Des scientifiques testent de nouvelles procédures pour résoudre les urgences sanitaires dans l'espace

Jean Delaunay

Des scientifiques testent de nouvelles procédures pour résoudre les urgences sanitaires dans l’espace

De la technologie des ultrasons aux techniques chirurgicales pionnières en microgravité, la radiologie pourrait jouer un rôle majeur dans la médecine spatiale.

Avec l’essor des missions spatiales, les astronautes doivent se préparer à surmonter rapidement tout problème.

Mais lorsqu’il s’agira de voyages prévus vers la Lune et peut-être dans un avenir pas si lointain vers Mars, la distance sera trop grande pour que les astronautes soient rapatriés sur Terre en cas d’urgence sanitaire.

« La chirurgie dans l’espace n’est pas réalisable, donc la seule technique dont nous disposons pour traiter les patients est la radiologie interventionnelle », a déclaré le professeur Vincent Vidal, qui a développé une « boîte à outils » d’imagerie médicale appelée « Mars IR Tool Box » (Mitbo).

Les appareils à ultrasons constituent la seule technologie d’imagerie disponible dans l’espace et sont utilisés dans la Station spatiale internationale (ISS) à des fins de diagnostic.

Cependant, pour les missions dans l’espace lointain, l’enjeu est de les utiliser pour traiter la rétention urinaire, les calculs biliaires ou encore pour drainer le pus d’un abcès dû à une appendicite.

« Nous développons des dispositifs qui nous permettent, sous guidage échographique, de pénétrer dans le corps pour le drainage à l’aide de sondes, de drains et de cathéters », a déclaré Vidal.

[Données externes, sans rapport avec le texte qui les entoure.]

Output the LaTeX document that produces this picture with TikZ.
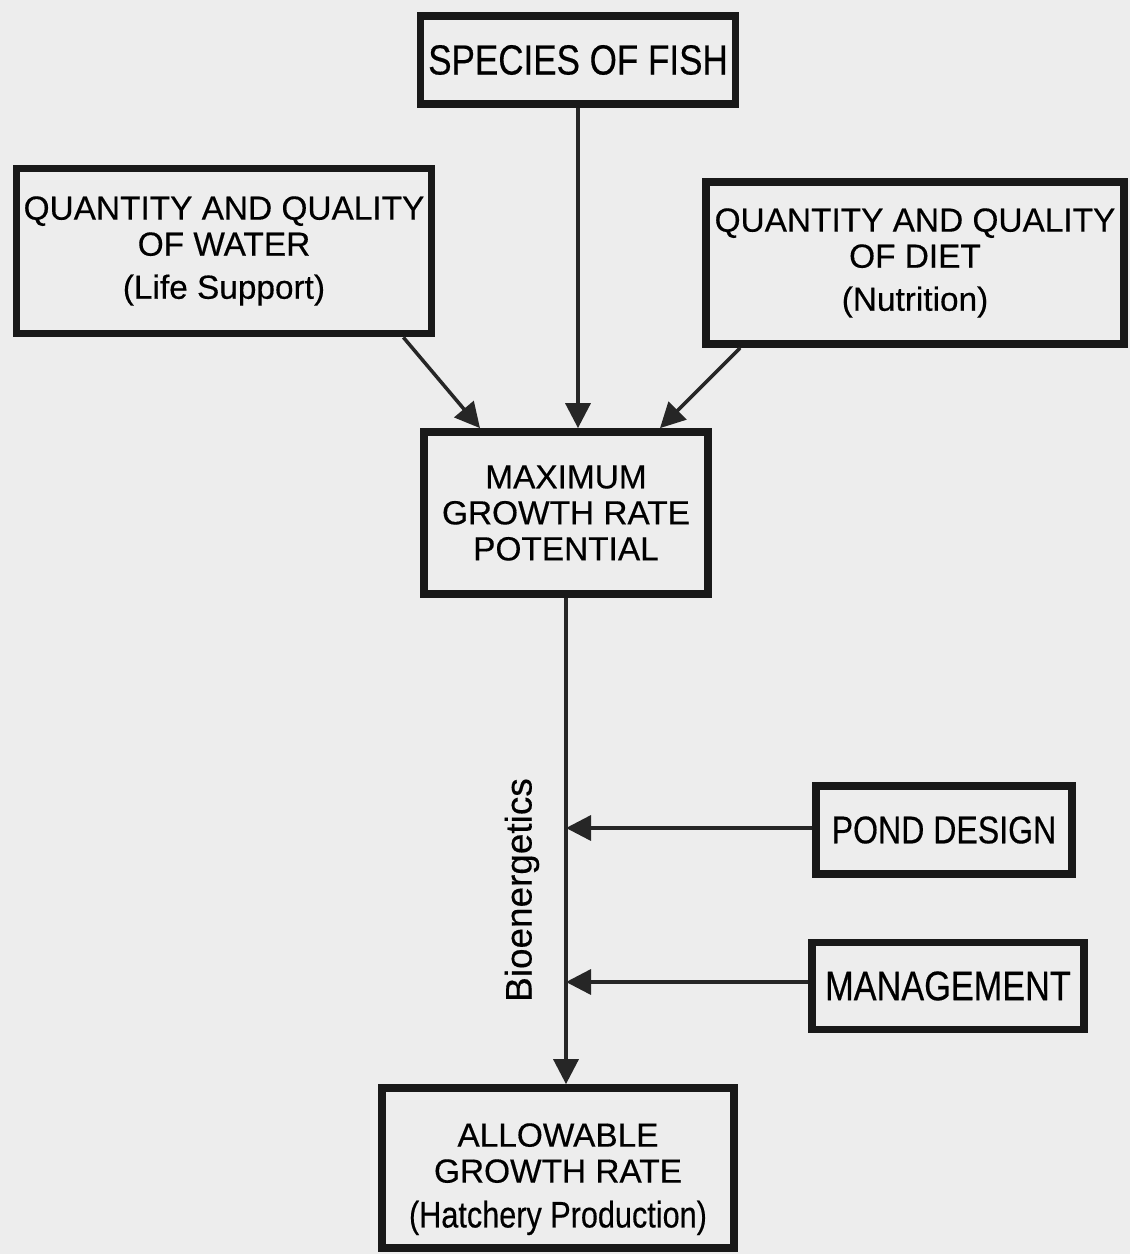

« Il est essentiel de responsabiliser les astronautes dans la gestion des complications potentielles », a déclaré Alain Luciani, secrétaire général de la Société française de radiologie (SFR), car le délai de communication entre Mars et la Terre peut aller jusqu’à 45 minutes.

Une opération découpée en segments de 22 secondes

Cet été, une expérience scientifique s’est déroulée pendant deux semaines dans des conditions extrêmes dans les Alpes suisses dans le cadre du projet Asclépios III.

C’était « dans un bunker pour simuler une mission sur la Lune et développer la médecine spatiale », a expliqué l’un des jeunes astronautes sélectionnés, Baptiste Rubino Moyner, âgé de 25 ans.

Il a été formé pour réaliser un drainage guidé par échographie sur un abdomen en plastique. Il a réussi l’intervention à l’aide d’une tablette et d’un appareil à ultrasons portable équipé d’un système de guidage développé par Canon.

« Ces procédures n’ont jamais été réalisées dans l’espace. Si nous participons au vol parabolique l’année prochaine, ce sera la première fois que cette procédure sera réalisée en microgravité », a déclaré Vidal.

La prochaine étape consistera à tester la faisabilité de cette pratique lors d’un vol en apesanteur (zéro-G).

Un vol zéro G reproduit les effets de la microgravité pendant 22 secondes et est répété environ 30 fois. Pour tester la procédure, il faudra la diviser en segments de 22 secondes.

« En microgravité, le liquide va se répandre partout »

« En microgravité, le corps perd ses repères, ce qui affecte ses mouvements », explique Laurence Boyer, responsable du service de santé lunaire à l’Institut de médecine et de physiologie spatiales, filiale santé du CNES.

Depuis 2020, la Société française de radiologie (SFR) travaille avec le CNES pour adapter les solutions d’imagerie aux contraintes extra-orbitales aux côtés de partenaires industriels.

« Il ne s’agit peut-être pas nécessairement d’innovations technologiques époustouflantes, mais nous devons reconsidérer l’équipement », a déclaré Vidal.

« En microgravité, lorsqu’on insère une aiguille dans un abcès, le liquide va se répandre partout à l’intérieur de la capsule. Il faut donc une valve sur le drain », a-t-il ajouté.

Le packaging doit également être adapté. Tous les outils doivent disposer d’un moyen de fixation et d’une source d’alimentation autonome.

L’objectif est de « pouvoir miniaturiser les appareils, automatiser les systèmes de guidage, les rendre plus légers et plus conviviaux », a expliqué Luciani.

Il est convaincu qu’« il y aura un bénéfice direct pour nos patients sur Terre », que ce soit dans des conditions de santé difficiles ou lors de missions humanitaires, comme dans les zones d’opérations militaires.